Chasse aux trésors

Maison Caussin à Dinant © NICOLAS BOMAL

Quand on parle architecture moderne et contemporaine, on ne pense pas aux provinces de Namur et de Luxembourg. Pourtant, un bouquin recense 452 édifices pour nous convaincre que ces territoires comptent aussi en la matière. Focus sur une somme précieuse et des perles constructives qu’on s’empressera d’aller voir dès qu’on pourra reflâner dans nos villes et campagnes.

Lorsqu’il est question d’oeuvres emblématiques de l’architecture moderne et contemporaine en Belgique francophone, l’amateur éclairé se tourne habituellement vers les villes consacrées par la doxa, comme Bruxelles ou la Cité ardente. Namur ? Avec sa réputation de Belle endormie, la cité au confluent de la Meuse et de la Sambre n’agite pas les passionnés du compas. Pour preuve, ce n’est qu’après Charleroi, Tournai, Mons et Liège que la Cellule architecture de la Fédération Wallonie-Bruxelles, en partenariat scientifique avec l’UCLouvain, lui consacre aujourd’hui un opus de quelque… 500 pages. Ce véritable Bottin, riche d’un patrimoine ignoré, ne s’arrête pas à la capitale wallonne, il embrasse tout le Namurois, ainsi que la province du Luxembourg. Le tout pour un territoire de plus de 8000 km2, à la densité de population plus faible qu’ailleurs, qui réserve de belles surprises au passionné, qu’il s’agisse d’abris forestiers, de bâtiments monumentaux ou encore de projets aussi inattendus qu’un… carwash. Thomas Moor, historien et codirecteur de la collection, ne cache pas son enthousiasme :  » Cet ouvrage est le résultat de trois années de travail, de plus de 15 000 km parcourus par le photographe Nicolas Bomal et des contributions de 50 auteurs. Une compilation qui s’étend sur une période de 1893 à 2020 en regroupant 452 réalisations à travers 68 villes et communes. Au bout du compte, il offre un regard totalement différent sur ce corpus vernaculaire dont il est temps de réaliser la valeur patrimoniale trop longtemps négligée.  »

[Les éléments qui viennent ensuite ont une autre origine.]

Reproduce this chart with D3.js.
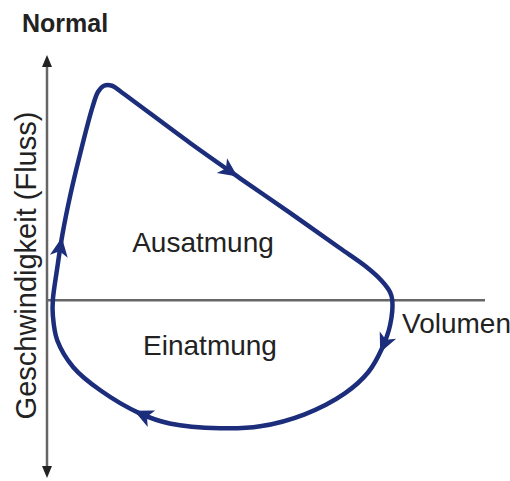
<!DOCTYPE html>
<html>
<head>
<meta charset="utf-8">
<script src="https://cdn.jsdelivr.net/npm/d3@7"></script>
<style>
  body { margin: 0; background: #fff; }
  text { font-family: "Liberation Sans", Arial, sans-serif; fill: #222; }
</style>
</head>
<body>
<div id="container"></div>
<script>
/* DATA */
// expiration: volume (L) vs flow (L/s), from start up over the peak to residual volume
const expVolume = [0.08, 0.14, 0.21, 0.32, 0.45, 0.62, 0.70, 0.78, 0.89, 1.03, 1.96, 2.64, 3.33, 4.01, 4.36, 4.59, 4.70, 4.73];
const expFlow   = [0,    1.33, 2.71, 4.38, 6.04, 8.0,  8.67, 8.92, 8.92, 8.63, 6.54, 5.08, 3.63, 2.17, 1.42, 0.79, 0.33, 0];
// inspiration: back from right to left under the axis
const insVolume = [4.70, 4.59, 4.40, 4.08, 3.53, 2.92, 2.37, 1.68, 1.27, 0.73, 0.36, 0.14, 0.08];
const insFlow   = [-1.04, -2.0, -3.0, -3.88, -4.75, -5.25, -5.33, -5.13, -4.71, -3.75, -2.79, -1.67, -0.63];
// where the direction arrows sit on the loop
const arrowVolume = [0.18, 2.51, 4.6, 1.27];
const arrowFlow   = [2.38, 5.13, -1.96, -4.7];

const labels = { title: 'Normal', yAxis: 'Geschwindigkeit (Fluss)', xAxis: 'Volumen', exp: 'Ausatmung', ins: 'Einatmung' };

const width = 510, height = 481;
const lineColor = '#1c2d7c';

const svg = d3.select('#container').append('svg')
  .attr('width', width)
  .attr('height', height);

// scales
const x = d3.scaleLinear().domain([0, 6]).range([47, 485]);
const y = d3.scaleLinear().domain([-7.4, 10.2]).range([478, 55]);

// axes
svg.append('line')
  .attr('x1', x(0)).attr('x2', x(0))
  .attr('y1', y(10.2) + 8).attr('y2', y(-7.4) - 8)
  .attr('stroke', '#666').attr('stroke-width', 2.5);
svg.append('line')
  .attr('x1', x(0)).attr('x2', x(6))
  .attr('y1', y(0)).attr('y2', y(0))
  .attr('stroke', '#666').attr('stroke-width', 2.5);

// axis arrow heads
const axisHead = 'M0,0 L-12,-5 L-12,5 Z';
svg.append('path').attr('d', axisHead).attr('fill', '#222')
  .attr('transform', `translate(${x(0)},${y(10.2)}) rotate(-90)`);
svg.append('path').attr('d', axisHead).attr('fill', '#222')
  .attr('transform', `translate(${x(0)},${y(-7.4)}) rotate(90)`);

// the loop
const loop = d3.zip(expVolume, expFlow).concat(d3.zip(insVolume, insFlow));
const line = d3.line()
  .x(d => x(d[0]))
  .y(d => y(d[1]))
  .curve(d3.curveCatmullRomClosed.alpha(0.5));

const loopPath = svg.append('path')
  .attr('d', line(loop))
  .attr('fill', 'none')
  .attr('stroke', lineColor)
  .attr('stroke-width', 4.5)
  .attr('stroke-linejoin', 'round');

// arrows: snap to the nearest point on the loop, turn along the tangent
const node = loopPath.node();
const total = node.getTotalLength();
const head = 'M6,0 L-13,-9 L-8,0 L-13,9 Z';
d3.zip(arrowVolume, arrowFlow).forEach(([v, f]) => {
  const tx = x(v), ty = y(f);
  let best = 0, bestD = Infinity;
  for (let l = 0; l < total; l += 1) {
    const p = node.getPointAtLength(l);
    const d = (p.x - tx) ** 2 + (p.y - ty) ** 2;
    if (d < bestD) { bestD = d; best = l; }
  }
  const p0 = node.getPointAtLength(Math.max(0, best - 3));
  const p1 = node.getPointAtLength(Math.min(total, best + 3));
  const p = node.getPointAtLength(best);
  const ang = Math.atan2(p1.y - p0.y, p1.x - p0.x) * 180 / Math.PI;
  svg.append('path')
    .attr('d', head)
    .attr('fill', lineColor)
    .attr('transform', `translate(${p.x},${p.y}) rotate(${ang})`);
});

// texts
svg.append('text')
  .attr('x', 22).attr('y', 32)
  .attr('font-size', 25).attr('font-weight', 'bold')
  .text(labels.title);

svg.append('text')
  .attr('transform', `translate(36,${(108 + 423) / 2}) rotate(-90)`)
  .attr('text-anchor', 'middle')
  .attr('font-size', 29)
  .text(labels.yAxis);

svg.append('text')
  .attr('x', 402).attr('y', 333)
  .attr('font-size', 28)
  .text(labels.xAxis);

svg.append('text')
  .attr('x', 203).attr('y', 252)
  .attr('text-anchor', 'middle')
  .attr('font-size', 28)
  .text(labels.exp);

svg.append('text')
  .attr('x', 210).attr('y', 355)
  .attr('text-anchor', 'middle')
  .attr('font-size', 28)
  .text(labels.ins);
</script>
</body>
</html>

Musée lapidaire de Montauban-sous-Buzenol
Musée lapidaire de Montauban-sous-Buzenol© NICOLAS BOMAL

A ses côtés, Cécile Vandernoot, architecte et caution scientifique de la parution, confirme la spécificité de l’écriture architecturale sous ces latitudes :  » Il y a une ligne de force toute particulière qui se dégage du bâti identifié dans les deux entités provinciales. C’est un axe éminemment contemporain et pourtant, il est ici à l’oeuvre depuis la fin du XIXe siècle. Je pense à l’inscription dans le paysage. Il est toujours question de respect, notamment en utilisant des matériaux très souvent locaux pour ce qu’ils sont, et de modestie par rapport au cadre dans lequel une réalisation prend place.  » Les grandes signatures de cette architecture au bon sens visionnaire ? Edouard Frankinet, Georges Hobé, Roger Bastin ou encore Lucien Kroll. Autant de noms prestigieux qui – là aussi l’approche est avant-gardiste – n’ont pas hésité pas à embarquer des artistes dans leurs projets. En guise d’illustration, on se reportera à la couverture de l’ouvrage qui rappelle la très belle collaboration entre le peintre Louis-Marie Londot et le bâtisseur Georges Hobé à la faveur d’un somptueux vitrail de l’église Saint-Maximin à Jéhonville.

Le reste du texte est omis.